Kenneth Turan of the Los Angeles Times wrote, "To make a memorable documentary ... that can't be forgotten once seen, you have to be more than gifted, you need an instinct for an unusual story and, frankly, you must have luck on your side. War/Dance ... has all that and more ... [it] is as irresistible as the rhythms of African music on its soundtrack."

In Variety, John Anderson called the film "well-intentioned but a victim of its own high cinematic values" and added, "The young black faces are too beautiful, the landscapes too pretty, and the personal stories of slaughter too scripted ... The formal devices of the film, and the lack of spontaneity in the children's words, do little to sell the message of the movie ... While the pic may be targeting Westerners who want to feel less awful about genocide and global negligence, it's hard to imagine War/Dance appealing to that crowd – or any other."

Rachel Howard of the San Francisco Chronicle wrote, "Visually, the film is anything but gritty, and some might say the cinematic beauty – and the children's controlled, likely coached interviews – glosses reality.

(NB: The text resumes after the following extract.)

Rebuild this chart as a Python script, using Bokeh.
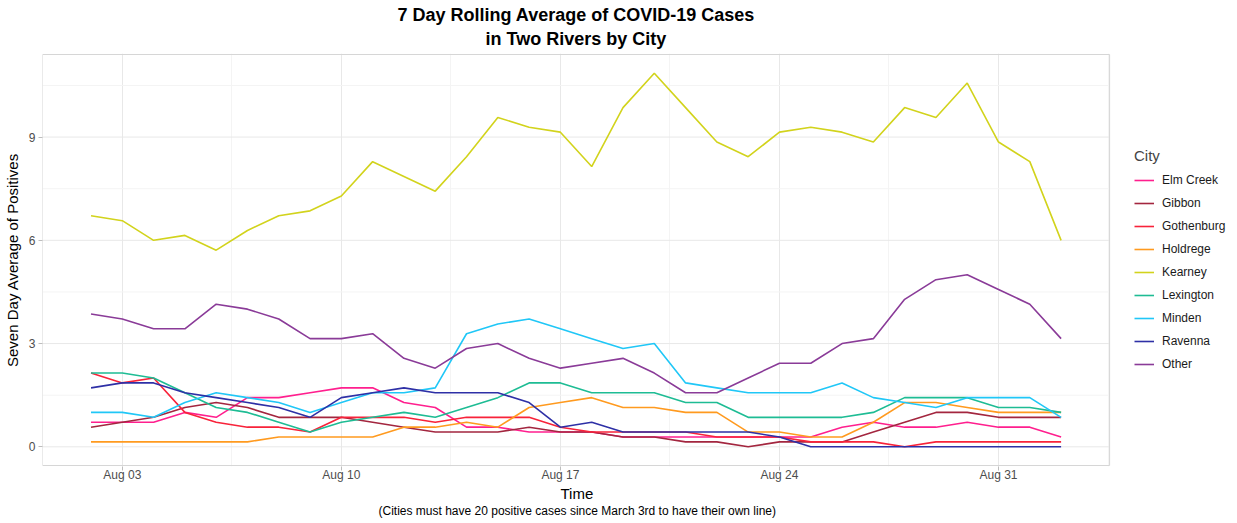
import datetime as dt
from bokeh.plotting import figure
from bokeh.models import (Range1d, FixedTicker, DatetimeTickFormatter, Legend,
                          LegendItem, Title)
from bokeh.embed import file_html
from bokeh.resources import INLINE

# ---------------- data ----------------
first_day = "2020-08-02"
n_days = 32
cities = ["Elm Creek", "Gibbon", "Gothenburg", "Holdrege", "Kearney",
          "Lexington", "Minden", "Ravenna", "Other"]

elm_creek = [0.714, 0.714, 0.714, 1.0, 0.857, 1.429, 1.429, 1.571, 1.714, 1.714, 1.286, 1.143,
             0.571, 0.571, 0.429, 0.429, 0.429, 0.286, 0.286, 0.286, 0.286, 0.286, 0.286, 0.286,
             0.571, 0.714, 0.571, 0.571, 0.714, 0.571, 0.571, 0.286]
gibbon = [0.571, 0.714, 0.857, 1.143, 1.286, 1.143, 0.857, 0.857, 0.857, 0.714, 0.571, 0.429,
          0.429, 0.429, 0.571, 0.429, 0.429, 0.286, 0.286, 0.143, 0.143, 0.0, 0.143, 0.143,
          0.143, 0.429, 0.714, 1.0, 1.0, 0.857, 0.857, 0.857]
gothenburg = [2.143, 1.857, 2.0, 1.0, 0.714, 0.571, 0.571, 0.429, 0.857, 0.857, 0.857, 0.714,
              0.857, 0.857, 0.857, 0.571, 0.429, 0.429, 0.429, 0.429, 0.286, 0.286, 0.286, 0.143,
              0.143, 0.143, 0.0, 0.143, 0.143, 0.143, 0.143, 0.143]
holdrege = [0.143, 0.143, 0.143, 0.143, 0.143, 0.143, 0.286, 0.286, 0.286, 0.286, 0.571, 0.571,
            0.714, 0.571, 1.143, 1.286, 1.429, 1.143, 1.143, 1.0, 1.0, 0.429, 0.429, 0.286,
            0.286, 0.714, 1.286, 1.286, 1.143, 1.0, 1.0, 1.0]
kearney = [6.714, 6.571, 6.0, 6.143, 5.714, 6.286, 6.714, 6.857, 7.286, 8.286, 7.857, 7.429,
           8.429, 9.571, 9.286, 9.143, 8.143, 9.857, 10.857, 9.857, 8.857, 8.429, 9.143, 9.286,
           9.143, 8.857, 9.857, 9.571, 10.571, 8.857, 8.286, 6.0]
lexington = [2.143, 2.143, 2.0, 1.571, 1.143, 1.0, 0.714, 0.429, 0.714, 0.857, 1.0, 0.857,
             1.143, 1.429, 1.857, 1.857, 1.571, 1.571, 1.571, 1.286, 1.286, 0.857, 0.857, 0.857,
             0.857, 1.0, 1.429, 1.429, 1.429, 1.143, 1.143, 1.0]
minden = [1.0, 1.0, 0.857, 1.286, 1.571, 1.429, 1.286, 1.0, 1.286, 1.571, 1.571, 1.714,
          3.286, 3.571, 3.714, 3.429, 3.143, 2.857, 3.0, 1.857, 1.714, 1.571, 1.571, 1.571,
          1.857, 1.429, 1.286, 1.143, 1.429, 1.429, 1.429, 0.857]
ravenna = [1.714, 1.857, 1.857, 1.571, 1.429, 1.286, 1.143, 0.857, 1.429, 1.571, 1.714, 1.571,
           1.571, 1.571, 1.286, 0.571, 0.714, 0.429, 0.429, 0.429, 0.429, 0.429, 0.286, 0.0,
           0.0, 0.0, 0.0, 0.0, 0.0, 0.0, 0.0, 0.0]
other = [3.857, 3.714, 3.429, 3.429, 4.143, 4.0, 3.714, 3.143, 3.143, 3.286, 2.571, 2.286,
         2.857, 3.0, 2.571, 2.286, 2.429, 2.571, 2.143, 1.571, 1.571, 2.0, 2.429, 2.429,
         3.0, 3.143, 4.286, 4.857, 5.0, 4.571, 4.143, 3.143]

colors = ["#FF1F8E", "#A3263F", "#F8233A", "#FF9A1F", "#D2D31C",
          "#1EBC94", "#20C7F7", "#2E30A6", "#8A3B98"]

x_tick_dates = ["2020-08-03", "2020-08-10", "2020-08-17", "2020-08-24", "2020-08-31"]
y_ticks = [0, 3, 6, 9]

title_line1 = "7 Day Rolling Average of COVID-19 Cases"
title_line2 = "in Two Rivers by City"
x_title = "Time"
y_title = "Seven Day Average of Positives"
caption = "(Cities must have 20 positive cases since March 3rd to have their own line)"
legend_title = "City"

# ---------------- layout constants (pixels) ----------------
FONT = "Liberation Sans"
W, H = 1237, 523
LEFT, TOP, BOTTOM = 41, 53, 57
PANEL_W = 1068          # width of the grey-bordered data panel
FRAME_W = W - LEFT      # frame runs to the right edge (legend lives inside it)
FRAME_H = H - TOP - BOTTOM
PANEL_CX = PANEL_W / 2  # panel centre, relative to frame left

# ---------------- scales ----------------
series = [elm_creek, gibbon, gothenburg, holdrege, kearney, lexington, minden, ravenna, other]
d0 = dt.datetime.strptime(first_day, "%Y-%m-%d")
dates = [d0 + dt.timedelta(days=i) for i in range(n_days)]
epoch = dt.datetime(1970, 1, 1)
DAY = 86400000.0


def ms(d):
    return (d - epoch).total_seconds() * 1000.0


major_x = [ms(dt.datetime.strptime(s, "%Y-%m-%d")) for s in x_tick_dates]
minor_x = [m + 3.5 * DAY for m in major_x]
x_lo, x_hi = ms(dates[0]), ms(dates[-1])
x_pad = 0.05 * (x_hi - x_lo)
panel_x0, panel_x1 = x_lo - x_pad, x_hi + x_pad
frame_x1 = panel_x0 + (panel_x1 - panel_x0) * FRAME_W / PANEL_W

all_vals = [v for s in series for v in s]
y_lo, y_hi = min(all_vals), max(all_vals)
y_pad = 0.05 * (y_hi - y_lo)
panel_y0, panel_y1 = y_lo - y_pad, y_hi + y_pad
px_y = (panel_y1 - panel_y0) / FRAME_H
frame_y0, frame_y1 = panel_y0 - px_y, panel_y1 + px_y

p = figure(width=W, height=H, x_axis_type="datetime",
           output_backend="svg", toolbar_location=None,
           x_range=Range1d(panel_x0, frame_x1),
           y_range=Range1d(frame_y0, frame_y1),
           min_border_left=LEFT, min_border_right=0,
           min_border_top=TOP, min_border_bottom=BOTTOM)
p.background_fill_color = "white"
p.border_fill_color = "white"
p.outline_line_color = None

# grid: vertical lines from the axis ticker, horizontal lines limited to the panel
p.xgrid.grid_line_color = "#E8E8E8"
p.xgrid.minor_grid_line_color = "#F4F4F4"
p.ygrid.visible = False
minor_y = [t + 1.5 for t in y_ticks if t + 1.5 < panel_y1]
p.segment(x0=[panel_x0] * len(minor_y), x1=[panel_x1] * len(minor_y),
          y0=minor_y, y1=minor_y, line_color="#F4F4F4", line_width=1)
p.segment(x0=[panel_x0] * len(y_ticks), x1=[panel_x1] * len(y_ticks),
          y0=y_ticks, y1=y_ticks, line_color="#E8E8E8", line_width=1)

renderers = []
for name, vals, c in zip(cities, series, colors):
    r = p.line(dates, vals, line_color=c, line_width=1.6)
    renderers.append(r)

# panel border
p.quad(left=[panel_x0], right=[panel_x1], bottom=[panel_y0], top=[panel_y1],
       fill_color=None, line_color="#D6D6D6", line_width=1)

# axes
p.xaxis.ticker = FixedTicker(ticks=major_x, minor_ticks=minor_x)
p.xaxis.formatter = DatetimeTickFormatter(days="%b %d", months="%b %d", hours="%b %d",
                                          years="%b %d", minutes="%b %d")
p.yaxis.ticker = FixedTicker(ticks=y_ticks, minor_ticks=minor_y)
for ax in (p.xaxis[0], p.yaxis[0]):
    ax.axis_line_color = None
    ax.major_tick_line_color = "#BDBDBD"
    ax.major_tick_out = 4
    ax.major_tick_in = 0
    ax.minor_tick_line_color = None
    ax.major_label_text_color = "#4D4D4D"
    ax.major_label_text_font = FONT
    ax.major_label_text_font_size = "12px"
    ax.axis_label_text_font = FONT
    ax.axis_label_text_font_size = "15px"
    ax.axis_label_text_font_style = "normal"
    ax.axis_label_text_color = "black"
p.yaxis.axis_label = y_title
p.xaxis.major_label_standoff = -3
p.yaxis.major_label_standoff = 3
p.yaxis.axis_label_standoff = 5


def centred_title(text, size, style, est_width, standoff, side):
    t = Title(text=text, align="left", offset=round(PANEL_CX - est_width / 2),
              text_font=FONT, text_font_size=size, text_font_style=style,
              text_color="black", standoff=standoff)
    p.add_layout(t, side)


# below: x axis title, then caption (estimated text widths in px)
centred_title(x_title, "15px", "normal", 33, -4, "below")
centred_title(caption, "12px", "normal", 397, 5, "below")
# above: second line first (closest to the panel), then first line
centred_title(title_line2, "18px", "bold", 182, 10, "above")
centred_title(title_line1, "18px", "bold", 358, -7, "above")

legend = Legend(items=[LegendItem(label=n, renderers=[r]) for n, r in zip(cities, renderers)],
                title=legend_title, location=(PANEL_W + 24, 92))
legend.title_text_font = FONT
legend.title_text_font_size = "15px"
legend.title_text_font_style = "normal"
legend.title_standoff = 6
legend.label_text_font = FONT
legend.label_text_font_size = "12px"
legend.label_text_color = "#1A1A1A"
legend.label_standoff = 8
legend.glyph_width = 20
legend.glyph_height = 20
legend.label_height = 20
legend.spacing = 3
legend.padding = 8
legend.margin = 0
legend.border_line_color = None
legend.background_fill_alpha = 0
p.add_layout(legend, "center")

open("out.html", "w").write(file_html(p, INLINE))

But the tension of a brutality that can hardly be imagined let alone depicted, and the dignity of these precociously adult children as they must press on with their lives with little room for mourning or self-pity, is the point. The climactic trip to the competition offers an uplift that feels more like relief than triumph after the film's most disturbing tales."

In The Village Voice, Jim Ridley wrote, "The movie comes across as desperately, even irritatingly contrived, but I'd be lying if I didn't say it overcame my naturally complacent instincts — which would be to watch something (anything) else, to not get haunted by that closing litany of websites for global action."

==Additional awards==
- Emmy Award for Best Documentary and Best Cinematography (winner)
- Aspen Filmfest Audience Award for Best Documentary (winner)
- Jackson Hole Film Festival Cowboy Award for Best Cinematography (winner)
- Wisconsin Film Festival Audience Award for Best Documentary (winner)
- Woodstock Film Festival Audience Award for Best Documentary Feature (winner)
- Woodstock Film Festival Haskell Wexler Award for Best Cinematography (winner)
- ZagrebDox Film Festival Veliki pečat international competition award (winner)

==Outreach and non-profit work==
War Dance was produced by the 501(c)(3) non-profit film production company Shine Global. Founded in 2005 by Susan MacLaury and Albie Hecht, it is dedicated to ending the exploitation and abuse of children through films and other media that raise awareness and inspire change. Profits from their productions go back to local advocacy organizations that help the children that Shine documents. Shine Global partnered with AMREF during the production of War/Dance to aid the people of Uganda on the ground. When they returned to Uganda in 2008 to film WAR DANCE RETURNS, the filmmakers donated video equipment to the new Health Education Center that Shine Global helped to fund, and also established the Patongo Scholarship Fund.